È un fatto largamente noto a preti e fedeli che attraverso la confessione si commettono abusi di varia gravità. I laici e le laiche lo sanno. Più di uno, in più di un’occasione, ha avuto una pessima esperienza. Non mi riferisco ai casi più preoccupanti come quello dell’adescamento (richiesta sessuale). Hanno potuto passare da un prete all’altro, a seconda dei peccati che questi è abituato ad assolvere o della misericordia che ha, fino a trovare la persona con la quale si sentono a loro agio. È quello che molte donne hanno dovuto fare a causa della pillola. Noi preti, da parte nostra, abbiamo dovuto tirare su persone che qualche prete dieci, venti o trent’anni fa ha maltrattato con la sua asprezza o con qualche rimprovero. Oppure “dare permessi” alle persone di ricevere la comunione durante la messa.
Come si può evitare che questi fatti continuino a verificarsi?
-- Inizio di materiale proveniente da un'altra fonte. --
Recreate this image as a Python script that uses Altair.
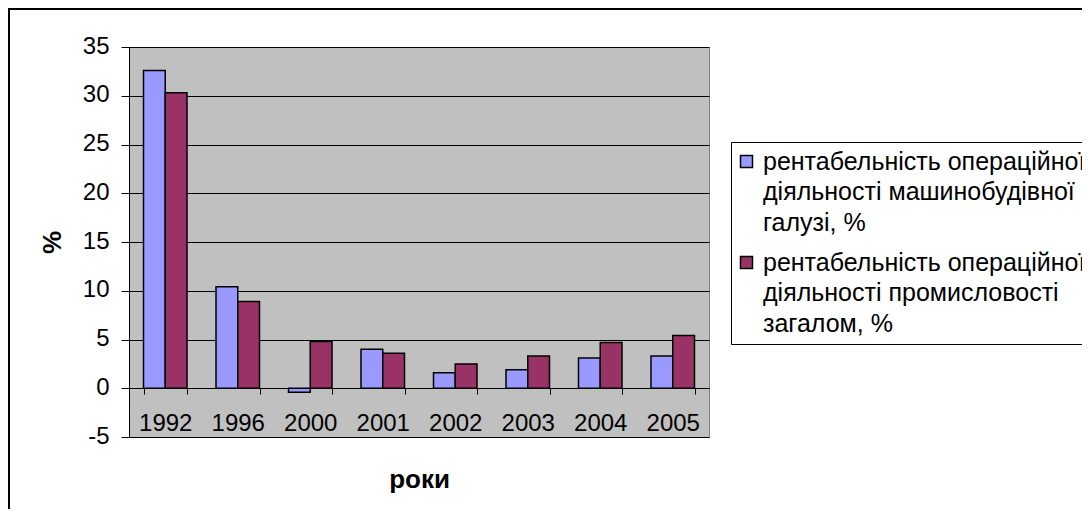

Si dirà che non ci si dovrebbe preoccupare così tanto. La gente non si confessa quasi più. Ma si dovrà permettere che il sacramento sia semplicemente considerato inutile? Prima che accada una cosa del genere, bisogna evitare che ci siano persone che attualmente si sentano obbligate a confessarsi. Occorre indagare come una modalità di relazione tra i ministri ed i fedeli impedisca il loro incontro con Dio, anzi lo danneggi, invece di facilitarlo.
Il perdono è un aspetto chiave nel cristianesimo. Ma la Chiesa non ha un modo unico di offrirlo. Ad esempio, nella stessa Eucaristia ci sono almeno due momenti di perdono, all’inizio della Messa e quando i partecipanti si donano reciprocamente la pace. Le autorità ecclesiastiche fanno bene il loro lavoro quando esortano i cattolici a chiedere reciprocamente perdono; o quando fanno un appello per la riconciliazione nella società. Ma può ancora essere considerato normale il fatto che una persona debba rivelare la propria intimità ad un’altra? Non è davvero un’assurdità aspettarsi che una cristiana o un cristiano aprano il loro cuore a qualcuno?
È stato normale anni fa. Non lo è più oggi. Nella cultura odierna l’intimità delle persone è un aspetto della loro dignità umana. L’intimità deve essere condivisa solo in piena libertà. Si potrà dire che in quest’epoca ci si reca volontariamente da psicologi ai quali le persone raccontano tutto. Ma la natura dell’obbligatorietà in ambo i casi è molto diversa.
E se la confessione fosse assolutamente volontaria? In questo caso la Chiesa dovrebbe giustificare come autorizzi l’esistenza di uno strumento religioso, come il sacramento della riconciliazione, nella consapevolezza dei rischi citati. Nel migliore dei casi, dovrebbe formare i ministri con conoscenze psicologiche e teologiche, oltre a stabilire controlli su questa attività, come avviene con l’esercizio di altre professioni.
Il processo sinodale in corso richiede il superamento delle asimmetrie ecclesiastiche che impediscono l’ecclesialità, come quella che si verifica nella confessione, originata a sua volta dal sacramento dell’ordine che colloca i ministri in un grado gerarchico superiore. La triade dei sacramenti dell’eucaristia, della riconciliazione e dell’ordine costituisce solitamente un ambito all’interno del quale si comprometteva la libertà dei figli e delle figlie di Dio. La loro libertà e la loro dignità. Va ricordato, invece, che nell’intimità Dio ha chiesto a Maria di essere la madre di Gesù. Lo ha fatto sapendo che la sua risposta avrebbe potuto essere negativa. La libertà è uno dei nomi del cristianesimo (Gal 5,1).
Quanto sta accadendo nella Chiesa riguardo al sacramento della riconciliazione è preoccupante. Questo è un aspetto, una questione o una dimensione di un divario molto profondo tra le pratiche sacramentali e l’urgenza culturale di nuovi valori. Molte persone oggi si aspettano dalla loro Chiesa strumenti che li aiutino a sviluppare un cristianesimo vivo. Non sono disposti a far passare necessariamente la loro fede in Cristo attraverso un “uomo sacro”, che si chiami prete o vescovo. La “sacerdotalizzazione” della Chiesa, in molti aspetti, è arrivata alla fine. Il sacramento della riconciliazione non corrisponde ai canoni dell’umanità del tempo.